_Exercise_
Give back the full listing, character for character, with no pictures.
━━━━━━━━━━━━━━━━
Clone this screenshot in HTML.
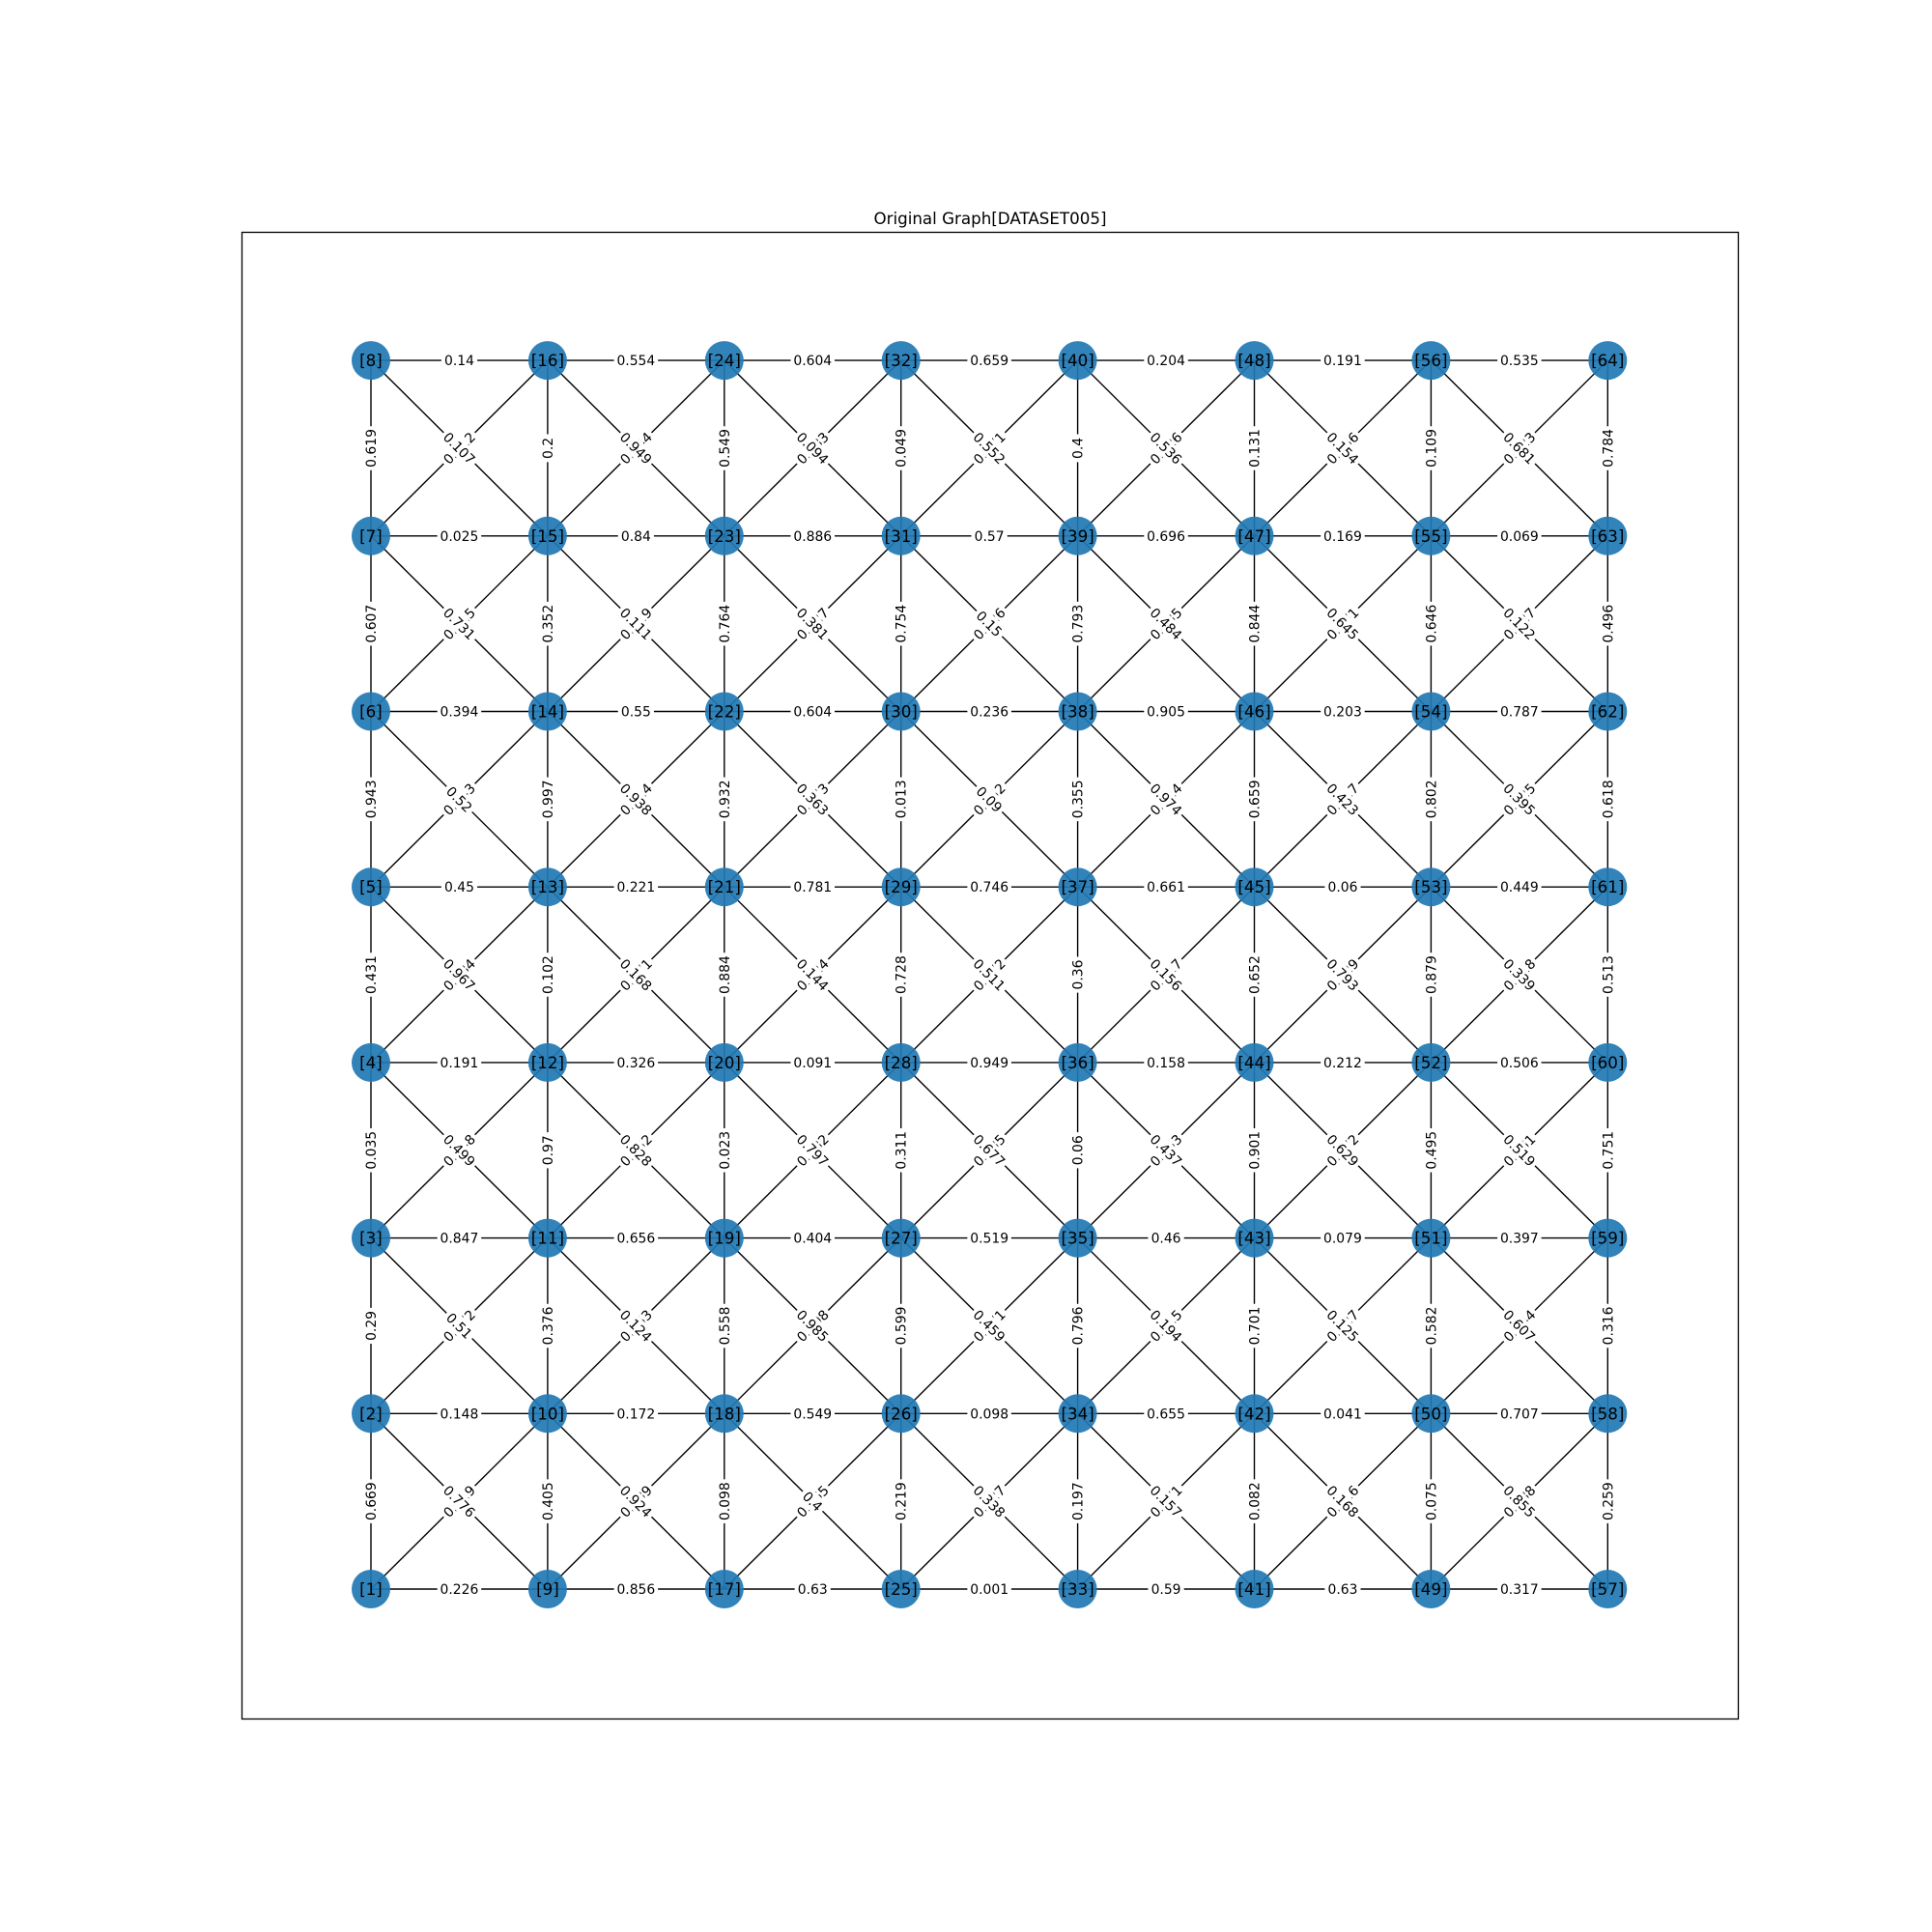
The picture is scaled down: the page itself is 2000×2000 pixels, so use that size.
<!DOCTYPE html>
<html><head><meta charset="utf-8"><style>
html,body{margin:0;padding:0;background:#fff;}
svg{display:block;font-family:"DejaVu Sans","Liberation Sans",sans-serif;}
</style></head><body>
<svg id="chart" width="2000" height="2000" viewBox="0 0 2000 2000" xmlns="http://www.w3.org/2000/svg">
<rect x="0" y="0" width="2000" height="2000" fill="#fff"/>
<text x="1025" y="232" font-size="16.7" text-anchor="middle">Original Graph[DATASET005]</text>
<rect x="250.5" y="240.5" width="1549" height="1539" fill="none" stroke="#000" stroke-width="1.3"/>
<g id="edges"></g><g id="labels"></g><g id="nodes"></g>
</svg>
<script>
// horizontal edge weights, rows from top (r7) to bottom (r0), left to right
const hWeights = [
 [0.14,0.554,0.604,0.659,0.204,0.191,0.535],
 [0.025,0.84,0.886,0.57,0.696,0.169,0.069],
 [0.394,0.55,0.604,0.236,0.905,0.203,0.787],
 [0.45,0.221,0.781,0.746,0.661,0.06,0.449],
 [0.191,0.326,0.091,0.949,0.158,0.212,0.506],
 [0.847,0.656,0.404,0.519,0.46,0.079,0.397],
 [0.148,0.172,0.549,0.098,0.655,0.041,0.707],
 [0.226,0.856,0.63,0.001,0.59,0.63,0.317]
];
// vertical edge weights, by column, top to bottom
const vWeights = [
 [0.619,0.607,0.943,0.431,0.035,0.29,0.669],
 [0.2,0.352,0.997,0.102,0.97,0.376,0.405],
 [0.549,0.764,0.932,0.884,0.023,0.558,0.098],
 [0.049,0.754,0.013,0.728,0.311,0.599,0.219],
 [0.4,0.793,0.355,0.36,0.06,0.796,0.197],
 [0.131,0.844,0.659,0.652,0.901,0.701,0.082],
 [0.109,0.646,0.802,0.879,0.495,0.582,0.075],
 [0.784,0.496,0.618,0.513,0.751,0.316,0.259]
];
// diagonal (top-left to bottom-right) weights, cell rows top to bottom
const dDown = [
 [0.107,0.949,0.094,0.552,0.536,0.154,0.681],
 [0.731,0.111,0.381,0.15,0.484,0.645,0.122],
 [0.52,0.938,0.363,0.09,0.974,0.423,0.395],
 [0.967,0.168,0.144,0.511,0.156,0.793,0.339],
 [0.499,0.828,0.797,0.677,0.437,0.629,0.519],
 [0.51,0.124,0.985,0.459,0.194,0.125,0.607],
 [0.776,0.924,0.4,0.338,0.157,0.168,0.855]
];
// diagonal (bottom-left to top-right) weights
const dUp = [
 [0.212,0.344,0.383,0.271,0.626,0.356,0.523],
 [0.315,0.419,0.227,0.426,0.235,0.271,0.327],
 [0.343,0.314,0.273,0.152,0.314,0.317,0.325],
 [0.284,0.371,0.324,0.172,0.317,0.329,0.318],
 [0.248,0.352,0.282,0.235,0.353,0.172,0.361],
 [0.172,0.353,0.398,0.271,0.315,0.327,0.344],
 [0.119,0.339,0.365,0.327,0.171,0.316,0.388]
];
const X0=384, DX=182.9, Y0=1645, DY=181.7;
function px(col){return X0+col*DX;}
function py(row){return Y0-row*DY;}
const NS="http://www.w3.org/2000/svg";
const eG=document.getElementById('edges'), lG=document.getElementById('labels'), nG=document.getElementById('nodes');
function line(x1,y1,x2,y2,name){
 const l=document.createElementNS(NS,'line');
 l.setAttribute('x1',x1);l.setAttribute('y1',y1);l.setAttribute('x2',x2);l.setAttribute('y2',y2);
 l.setAttribute('stroke','#000');l.setAttribute('stroke-width','1.4');
 
 
 eG.appendChild(l);
}
function label(x,y,rot,val,name){
 const g=document.createElementNS(NS,'g');
 g.setAttribute('transform','translate('+x+','+y+') rotate('+rot+')');
 
 
 const s=String(val);
 const w=s.length*8.3+4;
 const r=document.createElementNS(NS,'rect');
 r.setAttribute('x',-w/2);r.setAttribute('y',-9);r.setAttribute('width',w);r.setAttribute('height',18);
 r.setAttribute('rx',4);r.setAttribute('fill','#fff');
 g.appendChild(r);
 const t=document.createElementNS(NS,'text');
 t.setAttribute('x',0);t.setAttribute('y',5);t.setAttribute('font-size','13.9');t.setAttribute('text-anchor','middle');
 t.textContent=s;
 g.appendChild(t);
 lG.appendChild(g);
}
// horizontal edges
hWeights.forEach((row,i)=>{const r=7-i;row.forEach((w,c)=>{
 line(px(c),py(r),px(c+1),py(r),'edge-h');
 label((px(c)+px(c+1))/2,py(r),0,w,'edge-label');
});});
// vertical edges
vWeights.forEach((col,c)=>{col.forEach((w,i)=>{const r=7-i;
 line(px(c),py(r),px(c),py(r-1),'edge-v');
 label(px(c),(py(r)+py(r-1))/2,-90,w,'edge-label');
});});
// diagonals
dUp.forEach((row,i)=>{const r=7-i;row.forEach((w,c)=>{
 line(px(c),py(r-1),px(c+1),py(r),'edge-diag-up');
});});
dDown.forEach((row,i)=>{const r=7-i;row.forEach((w,c)=>{
 line(px(c),py(r),px(c+1),py(r-1),'edge-diag-down');
});});
dUp.forEach((row,i)=>{const r=7-i;row.forEach((w,c)=>{
 label((px(c)+px(c+1))/2,(py(r)+py(r-1))/2,-45,w,'edge-label');
});});
dDown.forEach((row,i)=>{const r=7-i;row.forEach((w,c)=>{
 label((px(c)+px(c+1))/2,(py(r)+py(r-1))/2,45,w,'edge-label');
});});
// nodes
for(let n=1;n<=64;n++){
 const c=Math.floor((n-1)/8), r=(n-1)%8;
 const g=document.createElementNS(NS,'g');
 
 
 const ci=document.createElementNS(NS,'circle');
 ci.setAttribute('cx',px(c));ci.setAttribute('cy',py(r));ci.setAttribute('r',20);ci.setAttribute('fill','#1f78b4');ci.setAttribute('fill-opacity','0.92');
 g.appendChild(ci);
 const t=document.createElementNS(NS,'text');
 t.setAttribute('x',px(c));t.setAttribute('y',py(r)+6);t.setAttribute('font-size','16.7');t.setAttribute('text-anchor','middle');
 t.textContent='['+n+']';
 g.appendChild(t);
 nG.appendChild(g);
}
</script>
</body></html>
━━━━━━━━━━━━━━━━
_Exercise result_
Clone this screenshot in HTML.
The picture is scaled down: the page itself is 2000×2000 pixels, so use that size.
<!DOCTYPE html>
<html><head><meta charset="utf-8"><style>
html,body{margin:0;padding:0;background:#fff;}
svg{display:block;font-family:"DejaVu Sans","Liberation Sans",sans-serif;}
</style></head><body>
<svg id="chart" width="2000" height="2000" viewBox="0 0 2000 2000" xmlns="http://www.w3.org/2000/svg">
<rect x="0" y="0" width="2000" height="2000" fill="#fff"/>
<text x="1025" y="232" font-size="16.7" text-anchor="middle">Original Graph[DATASET005]</text>
<rect x="250.5" y="240.5" width="1549" height="1539" fill="none" stroke="#000" stroke-width="1.3"/>
<g id="edges"></g><g id="labels"></g><g id="nodes"></g>
</svg>
<script>
// horizontal edge weights, rows from top (r7) to bottom (r0), left to right
const hWeights = [
 [0.14,0.554,0.604,0.659,0.204,0.191,0.535],
 [0.025,0.84,0.886,0.57,0.696,0.169,0.069],
 [0.394,0.55,0.604,0.236,0.905,0.203,0.787],
 [0.45,0.221,0.781,0.746,0.661,0.06,0.449],
 [0.191,0.326,0.091,0.949,0.158,0.212,0.506],
 [0.847,0.656,0.404,0.519,0.46,0.079,0.397],
 [0.148,0.172,0.549,0.098,0.655,0.041,0.707],
 [0.226,0.856,0.63,0.001,0.59,0.63,0.317]
];
// vertical edge weights, by column, top to bottom
const vWeights = [
 [0.619,0.607,0.943,0.431,0.035,0.29,0.669],
 [0.2,0.352,0.997,0.102,0.97,0.376,0.405],
 [0.549,0.764,0.932,0.884,0.023,0.558,0.098],
 [0.049,0.754,0.013,0.728,0.311,0.599,0.219],
 [0.4,0.793,0.355,0.36,0.06,0.796,0.197],
 [0.131,0.844,0.659,0.652,0.901,0.701,0.082],
 [0.109,0.646,0.802,0.879,0.495,0.582,0.075],
 [0.784,0.496,0.618,0.513,0.751,0.316,0.259]
];
// diagonal (top-left to bottom-right) weights, cell rows top to bottom
const dDown = [
 [0.107,0.949,0.094,0.552,0.536,0.154,0.681],
 [0.731,0.111,0.381,0.15,0.484,0.645,0.122],
 [0.52,0.938,0.363,0.09,0.974,0.423,0.395],
 [0.967,0.168,0.144,0.511,0.156,0.793,0.339],
 [0.499,0.828,0.797,0.677,0.437,0.629,0.519],
 [0.51,0.124,0.985,0.459,0.194,0.125,0.607],
 [0.776,0.924,0.4,0.338,0.157,0.168,0.855]
];
// diagonal (bottom-left to top-right) weights
const dUp = [
 [0.212,0.344,0.383,0.271,0.626,0.356,0.523],
 [0.315,0.419,0.227,0.426,0.235,0.271,0.327],
 [0.343,0.314,0.273,0.152,0.314,0.317,0.325],
 [0.284,0.371,0.324,0.172,0.317,0.329,0.318],
 [0.248,0.352,0.282,0.235,0.353,0.172,0.361],
 [0.172,0.353,0.398,0.271,0.315,0.327,0.344],
 [0.119,0.339,0.365,0.327,0.171,0.316,0.388]
];
const X0=384, DX=182.9, Y0=1645, DY=181.7;
function px(col){return X0+col*DX;}
function py(row){return Y0-row*DY;}
const NS="http://www.w3.org/2000/svg";
const eG=document.getElementById('edges'), lG=document.getElementById('labels'), nG=document.getElementById('nodes');
function line(x1,y1,x2,y2,name){
 const l=document.createElementNS(NS,'line');
 l.setAttribute('x1',x1);l.setAttribute('y1',y1);l.setAttribute('x2',x2);l.setAttribute('y2',y2);
 l.setAttribute('stroke','#000');l.setAttribute('stroke-width','1.4');
 
 
 eG.appendChild(l);
}
function label(x,y,rot,val,name){
 const g=document.createElementNS(NS,'g');
 g.setAttribute('transform','translate('+x+','+y+') rotate('+rot+')');
 
 
 const s=String(val);
 const w=s.length*8.3+4;
 const r=document.createElementNS(NS,'rect');
 r.setAttribute('x',-w/2);r.setAttribute('y',-9);r.setAttribute('width',w);r.setAttribute('height',18);
 r.setAttribute('rx',4);r.setAttribute('fill','#fff');
 g.appendChild(r);
 const t=document.createElementNS(NS,'text');
 t.setAttribute('x',0);t.setAttribute('y',5);t.setAttribute('font-size','13.9');t.setAttribute('text-anchor','middle');
 t.textContent=s;
 g.appendChild(t);
 lG.appendChild(g);
}
// horizontal edges
hWeights.forEach((row,i)=>{const r=7-i;row.forEach((w,c)=>{
 line(px(c),py(r),px(c+1),py(r),'edge-h');
 label((px(c)+px(c+1))/2,py(r),0,w,'edge-label');
});});
// vertical edges
vWeights.forEach((col,c)=>{col.forEach((w,i)=>{const r=7-i;
 line(px(c),py(r),px(c),py(r-1),'edge-v');
 label(px(c),(py(r)+py(r-1))/2,-90,w,'edge-label');
});});
// diagonals
dUp.forEach((row,i)=>{const r=7-i;row.forEach((w,c)=>{
 line(px(c),py(r-1),px(c+1),py(r),'edge-diag-up');
});});
dDown.forEach((row,i)=>{const r=7-i;row.forEach((w,c)=>{
 line(px(c),py(r),px(c+1),py(r-1),'edge-diag-down');
});});
dUp.forEach((row,i)=>{const r=7-i;row.forEach((w,c)=>{
 label((px(c)+px(c+1))/2,(py(r)+py(r-1))/2,-45,w,'edge-label');
});});
dDown.forEach((row,i)=>{const r=7-i;row.forEach((w,c)=>{
 label((px(c)+px(c+1))/2,(py(r)+py(r-1))/2,45,w,'edge-label');
});});
// nodes
for(let n=1;n<=64;n++){
 const c=Math.floor((n-1)/8), r=(n-1)%8;
 const g=document.createElementNS(NS,'g');
 
 
 const ci=document.createElementNS(NS,'circle');
 ci.setAttribute('cx',px(c));ci.setAttribute('cy',py(r));ci.setAttribute('r',20);ci.setAttribute('fill','#1f78b4');ci.setAttribute('fill-opacity','0.92');
 g.appendChild(ci);
 const t=document.createElementNS(NS,'text');
 t.setAttribute('x',px(c));t.setAttribute('y',py(r)+6);t.setAttribute('font-size','16.7');t.setAttribute('text-anchor','middle');
 t.textContent='['+n+']';
 g.appendChild(t);
 nG.appendChild(g);
}
</script>
</body></html>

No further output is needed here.